# Ethernet Tivo Mini in a mixed Ethernet and MOCA environment - How I got mine to work!



## DefiantNX74205 (Dec 3, 2015)

I apologize if this entire post is redundant. 
I recently came across a problem (error V70), and was able to resolve it. I created an account on this forum to share my experience, in hopes that it'll help someone.

My environment is comprised of one Roamio (the 6-tuner version), and 5 Tivo minis.

All of the minis were connected via MOCA, but in one room I have no coax connection, so I had to use Ethernet. Since I also don't have Ethernet in that room, I decided to start a Powerline network.

The basic setup is as follows:
1) Roamio DVR <--> Powerline adapter <--> Wall <--> Powerline adapter <--> Router.

2) Roamio DVR <--> Coax

Note that my DVR is connected via Ethernet and Coax - the latter connection allows the DVR to create the MOCA network.

OK, moving on:
3) 4 Tivo Minis connected to the wall via Coax:
Tivo Mini <--> Coax

4) 1 Tivo Mini connected via Ethernet:
Tivo Mini <--> Powerline adapter <--> Wall

Setting up the MOCA network wasn't an issue. If you have a problem with MOCA, there are plenty of threads about it, so I won't cover that.

The issue was with the Tivo Mini I connected via Ethernet (the one mentioned in #4, above). No matter what I did, I couldn't get it to:
a) "See" the main DVR. I got error v70 "Tivo DVR not found".
b) After solving the issue in "a" above (I'll tell you how shortly), I got another error on the Tivo Mini's main screen (the "normal" screen you see when you push the Tivo button) that the Mini can't connect to the main DVR.

The issues in "a" and "b" may be related, and the final fix I applied may be relevant to both, but I'll describe the exact order I did things.

I took the non-connecting Mini (with error v70), and I swapped it with a working one. I connected it via Coax, EVEN THOUGH in its final setup I was planning to use Ethernet. It went all the way through, and got me to the main screen - indicating that setup is complete.
I disconnected it, and took it back to the room that has no Coax. I connected it via the Powerline adapter again. 
It booted to the main screen, but gave me the second error (the one mentioned in "b" above). I think it was error v80 or v81.

At that point, I was lost. Everything in the Powerline network works! I couldn't figure out the issue.

My last resort was to set up the non-working, Powerline-connected Tivo Mini with a static IP. I did the same for the main DVR. In fact, I was on a roll, so I changed the other 4 working Minis to have a static IP as well (note: the other 4 were still on MOCA, but their MOCA IP was changed to a static one).

Everything started to work!

I hope this helps someone resolve a similar issues.

Please respond to this post if you have any questions.

-Defiant


----------



## policeman51 (Jan 30, 2017)

Thanks for this post.
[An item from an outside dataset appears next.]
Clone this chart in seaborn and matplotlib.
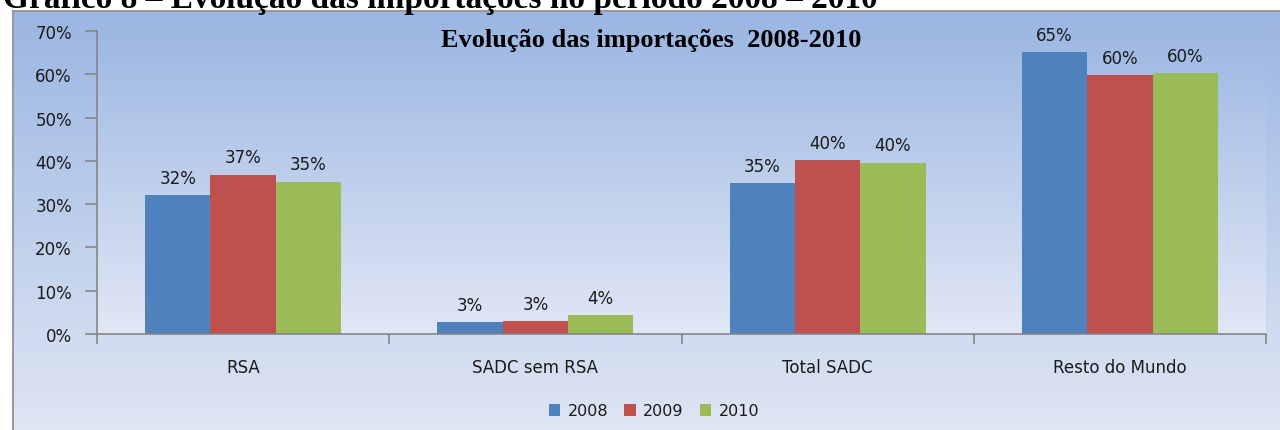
import numpy as np
import pandas as pd
import seaborn as sns
import matplotlib.pyplot as plt
from matplotlib.colors import LinearSegmentedColormap
from matplotlib.ticker import FuncFormatter

# data (percent)
categories = ["RSA", "SADC sem RSA", "Total SADC", "Resto do Mundo"]
years = ["2008", "2009", "2010"]
v2008 = [32.1, 2.8, 34.8, 65.1]
v2009 = [36.8, 2.9, 40.2, 59.8]
v2010 = [35.2, 4.4, 39.6, 60.3]
y_ticks = [0, 10, 20, 30, 40, 50, 60, 70]
colors = ["#4f81bd", "#c0504d", "#9bbb59"]

df = pd.DataFrame({
    "categoria": categories * len(years),
    "ano": np.repeat(years, len(categories)),
    "valor": v2008 + v2009 + v2010,
})

sns.set_theme(style="white")
plt.rcParams["font.family"] = ["DejaVu Sans"]
grey = "#868686"
txt = "#1a1a1a"
fs = 12

W, H = 1280, 431
fig = plt.figure(figsize=(W / 100, H / 100), dpi=100)

# chart area: gradient box with border on the left/top
bg = fig.add_axes([13 / W, 0, 1 - 13 / W, (H - 12) / H])
chart_cmap = LinearSegmentedColormap.from_list("chart", ["#9bb6e2", "#dfe6f4"])
bg.imshow(np.linspace(0, 1, 256).reshape(-1, 1), cmap=chart_cmap, aspect="auto",
          extent=[0, 1, 0, 1])
bg.set_xticks([])
bg.set_yticks([])
for s in ["right", "bottom"]:
    bg.spines[s].set_visible(False)
for s in ["left", "top"]:
    bg.spines[s].set_color("#9a9a9a")
    bg.spines[s].set_linewidth(1.5)

# plot area
ax = fig.add_axes([97 / W, (H - 335) / H, (1266 - 97) / W, (335 - 32) / H])
ax.set_facecolor("none")
plot_cmap = LinearSegmentedColormap.from_list("plot", ["#9db8e3", "#e1e7f5"])
ax.imshow(np.linspace(0, 1, 256).reshape(-1, 1), cmap=plot_cmap, aspect="auto",
          extent=[-0.5, 3.5, 0, 70], zorder=0)

sns.barplot(data=df, x="categoria", y="valor", hue="ano", palette=colors,
            saturation=1, width=0.67, linewidth=0, ax=ax, zorder=2)

for cont in ax.containers:
    ax.bar_label(cont, labels=[f"{v:.0f}%" for v in cont.datavalues],
                 padding=6, fontsize=fs, color=txt)

ax.set_xlim(-0.5, 3.5)
ax.set_ylim(0, 70)
ax.set_yticks(y_ticks)
ax.yaxis.set_major_formatter(FuncFormatter(lambda v, p: f"{v:.0f}%"))
ax.set_xticks([-0.5, 0.5, 1.5, 2.5, 3.5], minor=True)
ax.tick_params(axis="x", which="major", bottom=False, length=0, pad=17,
               labelsize=fs, labelcolor=txt)
ax.tick_params(axis="x", which="minor", bottom=True, length=7, width=1.2, color=grey)
ax.tick_params(axis="y", left=True, length=9, width=1.2, color=grey, pad=9,
               labelsize=fs, labelcolor=txt)
ax.set_xlabel("")
ax.set_ylabel("")
for s in ["top", "right"]:
    ax.spines[s].set_visible(False)
for s in ["left", "bottom"]:
    ax.spines[s].set_color(grey)
    ax.spines[s].set_linewidth(1.2)

handles, labels = ax.get_legend_handles_labels()
ax.get_legend().remove()
fig.legend(handles, labels, loc="center", bbox_to_anchor=(654 / W, 1 - 412 / H), ncol=3,
           frameon=False, fontsize=11.5, labelcolor=txt, handlelength=0.72,
           handleheight=0.72, handletextpad=0.46, columnspacing=1.0)

# titles
fig.text(651 / W, 1 - 47 / H, "Evolução das importações  2008-2010",
         family="Liberation Serif", weight="bold", fontsize=19,
         ha="center", va="baseline", color="black")
fig.text(3 / W, 1 - 8 / H, "Gráfico 8 – Evolução das importações no período 2008 – 2010",
         family="Liberation Serif", weight="bold", fontsize=24,
         ha="left", va="baseline", color="black")

fig.savefig("out.png", dpi=100)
I just ran into this where I was setting up my mini via a 5 port extender and it would not connect to the DVR. Once I set the DVR and the mini to static IPs they connected and I'm all set.


----------



## alexb (Jan 4, 2003)

Very interesting post, thanks, i assume these are all on the same IP address subnet? I have a suspicion that bridging a MOCA and Ethernet network is problematic as they are not one physical broadcast domain and that something weird is going on with IGMP and ARP tables / forwarding as bonjour is used to locate the devices. Bonjour has many issues in networks that don't have a true broadcast domain. One fix has always been to disable any form of IGMP snooping or other packet storm suppression techniques. Theoretically static IP and dynamic IP should make no difference, but it obviously does... again this point to ARP issues.
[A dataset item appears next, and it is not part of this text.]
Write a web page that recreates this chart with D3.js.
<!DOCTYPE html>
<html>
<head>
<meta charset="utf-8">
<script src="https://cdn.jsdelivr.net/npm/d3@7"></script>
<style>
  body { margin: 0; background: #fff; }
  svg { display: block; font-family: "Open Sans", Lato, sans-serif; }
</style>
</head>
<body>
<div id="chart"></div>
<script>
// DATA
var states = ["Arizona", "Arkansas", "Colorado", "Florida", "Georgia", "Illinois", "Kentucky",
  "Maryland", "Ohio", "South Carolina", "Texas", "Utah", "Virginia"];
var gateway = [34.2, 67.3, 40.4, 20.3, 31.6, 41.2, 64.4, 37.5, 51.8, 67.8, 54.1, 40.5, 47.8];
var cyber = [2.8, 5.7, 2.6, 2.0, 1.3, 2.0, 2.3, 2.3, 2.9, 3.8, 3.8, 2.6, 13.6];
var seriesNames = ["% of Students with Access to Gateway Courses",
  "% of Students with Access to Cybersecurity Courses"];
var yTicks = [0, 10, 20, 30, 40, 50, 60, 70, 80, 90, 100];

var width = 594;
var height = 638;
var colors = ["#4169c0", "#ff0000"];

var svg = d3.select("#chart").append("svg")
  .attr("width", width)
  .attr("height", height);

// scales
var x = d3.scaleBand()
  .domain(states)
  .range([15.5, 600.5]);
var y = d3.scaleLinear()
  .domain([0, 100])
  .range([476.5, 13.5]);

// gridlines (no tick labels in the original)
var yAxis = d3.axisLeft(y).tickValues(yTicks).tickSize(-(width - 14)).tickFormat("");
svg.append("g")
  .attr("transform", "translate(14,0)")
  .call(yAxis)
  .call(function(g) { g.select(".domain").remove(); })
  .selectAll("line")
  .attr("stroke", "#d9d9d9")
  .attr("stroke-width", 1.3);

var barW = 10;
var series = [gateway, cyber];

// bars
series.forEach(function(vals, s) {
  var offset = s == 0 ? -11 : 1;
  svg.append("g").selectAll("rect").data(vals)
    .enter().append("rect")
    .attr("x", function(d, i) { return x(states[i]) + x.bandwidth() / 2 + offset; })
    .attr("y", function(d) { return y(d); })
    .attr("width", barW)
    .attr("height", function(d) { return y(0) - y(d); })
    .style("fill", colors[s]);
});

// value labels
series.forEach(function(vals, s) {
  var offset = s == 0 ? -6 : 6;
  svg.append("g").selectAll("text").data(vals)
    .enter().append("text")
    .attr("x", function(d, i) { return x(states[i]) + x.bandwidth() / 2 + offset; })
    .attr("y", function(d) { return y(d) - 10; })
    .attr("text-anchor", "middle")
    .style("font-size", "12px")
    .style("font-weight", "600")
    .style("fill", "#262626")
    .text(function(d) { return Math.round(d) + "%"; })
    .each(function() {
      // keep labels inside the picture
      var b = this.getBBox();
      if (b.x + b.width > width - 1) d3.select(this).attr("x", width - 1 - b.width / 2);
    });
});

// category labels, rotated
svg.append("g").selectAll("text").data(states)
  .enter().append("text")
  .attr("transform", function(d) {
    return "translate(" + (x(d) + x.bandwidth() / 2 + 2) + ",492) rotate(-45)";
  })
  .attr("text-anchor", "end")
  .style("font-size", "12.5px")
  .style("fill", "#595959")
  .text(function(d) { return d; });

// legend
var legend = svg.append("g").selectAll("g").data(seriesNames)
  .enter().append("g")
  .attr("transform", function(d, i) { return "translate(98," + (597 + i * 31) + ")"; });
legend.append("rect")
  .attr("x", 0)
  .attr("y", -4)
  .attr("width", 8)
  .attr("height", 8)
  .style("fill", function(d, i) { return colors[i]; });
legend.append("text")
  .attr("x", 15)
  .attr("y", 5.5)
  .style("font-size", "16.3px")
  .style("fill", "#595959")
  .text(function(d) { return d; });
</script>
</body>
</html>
I don't have moca but I am tempted to set one up and do a wire shark.


----------



## kokishin (Sep 9, 2014)

Here's my story:

I got a (used) version 1 Mini this past Friday. The seller and I had already contacted Tivo to switch the Lifetime Service from him to me. I have a Mini in the Master Bedroom with a MOCa connection to the Roamio Pro in the Living Room so I have prior experience with the Mini. I installed the "new" Mini in my Home Office using an Ethernet connection since the cable tv jack (for MOCa) is inconveniently located in my office. I powered up the Mini and nothing happened. I switched the HDMI cable between the Mini and the TV. Still nothing. I then replugged in the Mini's power adapter but I flipped it 180 in the electrical socket and the Mini came alive. I jiggled the power adapter wire and connector to check for a flaky connection but fortunately it remained electrically stable. I don't understand why flipping the power adapter with respect to the AC hot side and neutral would make a difference but it seemed to. I did not flip the power adapter back to see if it would repeat the issue because I didn't want to tempt fate.
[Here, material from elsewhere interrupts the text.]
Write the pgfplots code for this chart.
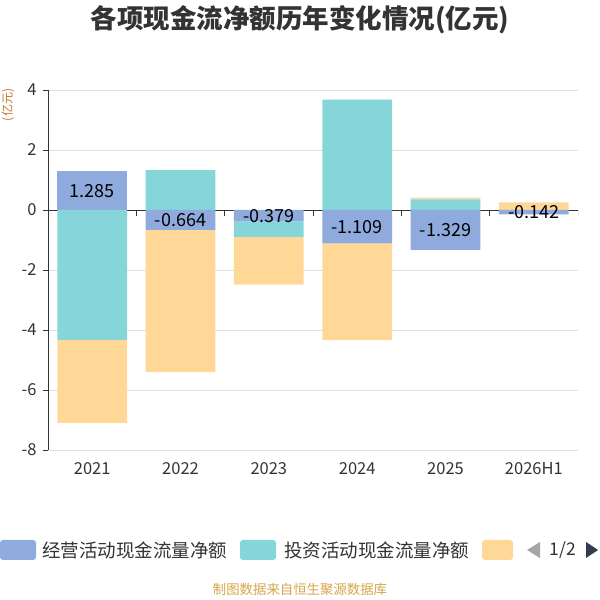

The Mini went through its normal setup process as well as downloading the latest Tivo software release. Then the Mini requested the usual setup details such as naming it, using DHCP, etc. Finally, it tried to connect to the Roamio Pro in the Living Room. It could not find the Roamio Pro and the Mini remained stuck at that step in the setup process. I logged into my Asus router to check on the DHCP address for the Mini and it was properly assigned but the Mini was stuck trying to find the Living Room Roamio Pro. I have the Mini connected to a 1Gb switch in the Home Office which connects to a 1Gb switch in the Master Bedroom closet distribution cabinet which connects to an Asus router. I have the Living Room Roamio Pro connected to a 1Gb switch which connects to the same 1Gb switch in the Master Bedroom closet distribution cabinet. I've read where LAN switches can be problematic for Tivos (and Tivo Customer Service will not support Tivos running with switches) so now I'm thinking I might have to try setting up the Tivos with static ip addresses. Since the Mini was stuck, I power cycled it to reboot it and after the usual "almost there " messages, it successfully connected to the Living Room Roamio Pro! 

So even though I have the Tivos going though several layers of switches, using DHCP ip address, and I'm running a mixed MOCa (Master Bedroom Mini)-Ethernet (Home Office Mini) configuration, it all works! I'm a happy camper.


----------